Acme Profits as Newport Shrinks
Acme piles up profits
Acme has been around since August 2000 and was identified in the early days of the session border controller (SBC) market as one of the players to watch. (See Where Is VOIP?)
Having remained independent while many rivals were snapped up by larger vendors, Acme built up a customer base of more than 300 service providers, filed for an IPO in June this year, and has since been updating the Securities and Exchange Commission (SEC) with its financial progress. (See Acme Packet Lines Up IPO.)
In an amendment to its S-1 dated September 7, Acme reports revenues of $38.1 million and net income of $11.25 million, about 30 percent of its revenues, in the first six months of this year. In the same period in 2005, Acme reported revenues of $16.7 million and a profit of $83,000.
Its revenues for the whole of 2005 were $36.1 million, which, according to figures from research house Infonetics Research Inc. , would give it a market share for 2005 of 42 percent. Infonetics predicts that the session controller market will grow from $86 million in 2005 to $613 million in 2009.
Acme plans to list on Nasdaq with the ticker APKT, but has not yet set a date or a prospective share price range.
It's not the only session controller vendor that has snapped up a lot of business, though. Another of the early movers, NexTone Communications Inc. , claims to have about 500 customers and recently shored up its finances with a loan the company says will be its last funding event. (See NexTone Gets a Loan.)
Most of the other main specialist players have been acquired during the past few years. (See AudioCodes Takes Netrake, Juniper to Acquire Kagoor, Juniper Kills Its Session Controllers, and Ditech's Itsy Bitsy Jasomi Deal.)
Then there's Newport Networks.
Newport still on hold
While the likes of Acme and Nextone developed a range of small to mid-sized products and then built up scale and functionality, Newport dived in at the top end, developing and launching a monster SBC designed to sit at the interconnect points of large carrier IP networks and handle large volumes of IP traffic.
It staged its IPO in London in May 2004, joining the market with a price per share of 71 pence, and then launched its 1460 SBC product, targeting Tier 1 operators, in July that year. (See Session Controller IPO Scores Success and Newport to Ship Session Controller .)

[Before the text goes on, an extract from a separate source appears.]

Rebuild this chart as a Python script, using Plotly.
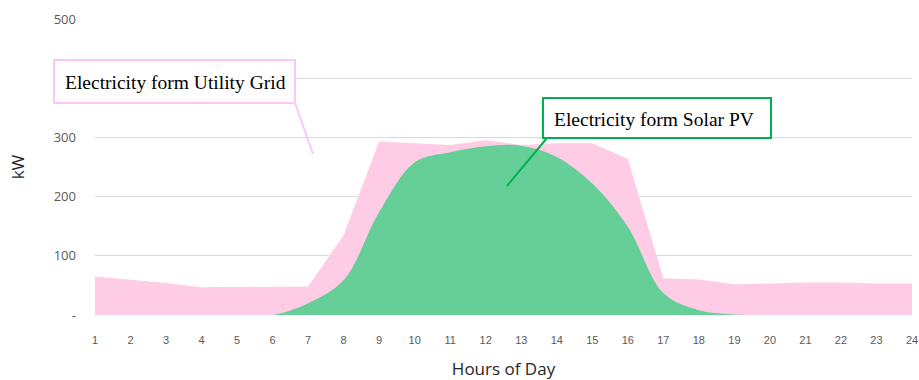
import plotly.graph_objects as go

# Hourly load profile (kW)
hours = list(range(1, 25))
grid_total = [65, 60, 54, 47, 47, 47, 48, 135, 293, 290, 287, 295,
              287, 290, 290, 264, 62, 60, 52, 53, 55, 55, 53, 53]
solar_pv = [0, 0, 0, 0, 0, 0, 20, 59, 174, 258, 275, 285,
            286, 267, 222, 149, 37, 8, 1, 0, 0, 0, 0, 0]

y_ticks = [0, 100, 200, 300, 400, 500]
# the 400 label sits under the grid callout box
y_tick_text = ["-", "100", "200", "300", "", "500"]
label_grid = "Electricity form Utility Grid"
label_solar = "Electricity form Solar PV"

W, H = 919, 380
M_L, M_R, M_T, M_B = 95, 7, 19, 65
PW, PH = W - M_L - M_R, H - M_T - M_B


def px(x):
    return (x - M_L) / PW


def py(y):
    return (H - M_B - y) / PH


PINK = "rgb(255,204,230)"
GREEN = "rgb(102,207,151)"
PINK_EDGE = "rgb(251,200,245)"
GREEN_EDGE = "rgb(0,176,80)"

fig = go.Figure()
fig.add_trace(go.Scatter(
    x=hours, y=grid_total, mode="lines", name="Utility Grid",
    line=dict(width=0, color=PINK), fill="tozeroy", fillcolor=PINK,
    hoverinfo="x+y"))
fig.add_trace(go.Scatter(
    x=hours, y=solar_pv, mode="lines", name="Solar PV",
    line=dict(width=0, color=GREEN, shape="spline", smoothing=1.0),
    fill="tozeroy", fillcolor=GREEN, hoverinfo="x+y"))

shapes = [
    # callout boxes
    dict(type="rect", xref="paper", yref="paper", layer="above",
         x0=px(54), x1=px(295), y0=py(60), y1=py(103),
         fillcolor="white", line=dict(color=PINK_EDGE, width=2)),
    dict(type="rect", xref="paper", yref="paper", layer="above",
         x0=px(543), x1=px(771), y0=py(98), y1=py(138),
         fillcolor="white", line=dict(color=GREEN_EDGE, width=2)),
    # leader lines
    dict(type="line", xref="paper", yref="paper", layer="above",
         x0=px(295), y0=py(103), x1=px(313), y1=py(154),
         line=dict(color=PINK_EDGE, width=2)),
    dict(type="line", xref="paper", yref="paper", layer="above",
         x0=px(547), y0=py(138), x1=px(507), y1=py(186),
         line=dict(color=GREEN_EDGE, width=2)),
]

serif = dict(family="Times New Roman, Liberation Serif, serif", size=19.5, color="black")
annotations = [
    dict(text=label_grid, xref="paper", yref="paper", x=px(63), y=py(82),
         xanchor="left", yanchor="middle", showarrow=False, font=serif),
    dict(text=label_solar, xref="paper", yref="paper", x=px(552), y=py(119),
         xanchor="left", yanchor="middle", showarrow=False, font=serif),
]

fig.update_layout(
    width=W, height=H, autosize=False,
    margin=dict(l=M_L, r=M_R, t=M_T, b=M_B, pad=0, autoexpand=False),
    plot_bgcolor="white", paper_bgcolor="white",
    showlegend=False,
    shapes=shapes, annotations=annotations,
    xaxis=dict(
        range=[1, 24], tickmode="array", tickvals=hours,
        ticktext=[str(h) for h in hours], automargin=False,
        showgrid=False, zeroline=False, showline=False, ticks="",
        ticklabelstandoff=17, ticklabeloverflow="allow",
        tickfont=dict(family="Arial, Liberation Sans, sans-serif", size=11, color="#595959"),
        title=dict(text="Hours of Day", standoff=19,
                   font=dict(family="Open Sans, sans-serif", size=17, color="#262626")),
    ),
    yaxis=dict(
        range=[0, 500], tickmode="array", tickvals=y_ticks, ticktext=y_tick_text,
        automargin=False,
        showgrid=True, gridcolor="#d9d9d9", gridwidth=1,
        zeroline=False, showline=False, ticks="",
        ticklabelstandoff=18,
        tickfont=dict(family="Open Sans, sans-serif", size=13, color="#595959"),
        title=dict(text="kW", standoff=24,
                   font=dict(family="Open Sans, sans-serif", size=17, color="#262626")),
    ),
)

fig.write_html("out.html")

But the company built its product too big too early, and it became apparent that large carriers weren't taking the bait. Its share price slumped, funds were eaten up, and the company was forced to raise more money in January this year. (See Newport Needs Another $27M.)
Since then, the company has talked about an impending deal with a major carrier, but in its interim report for the first six months of 2006, issued this morning, chairman Sir Terry Matthews noted that "negotiations with a particular large service provider continue but we cannot be certain with respect to timing or whether we will be successful."
That wasn't the only bad news. The company has hardly any revenues, is losing nine times more than it's bringing in, and is cutting its headcount to survive.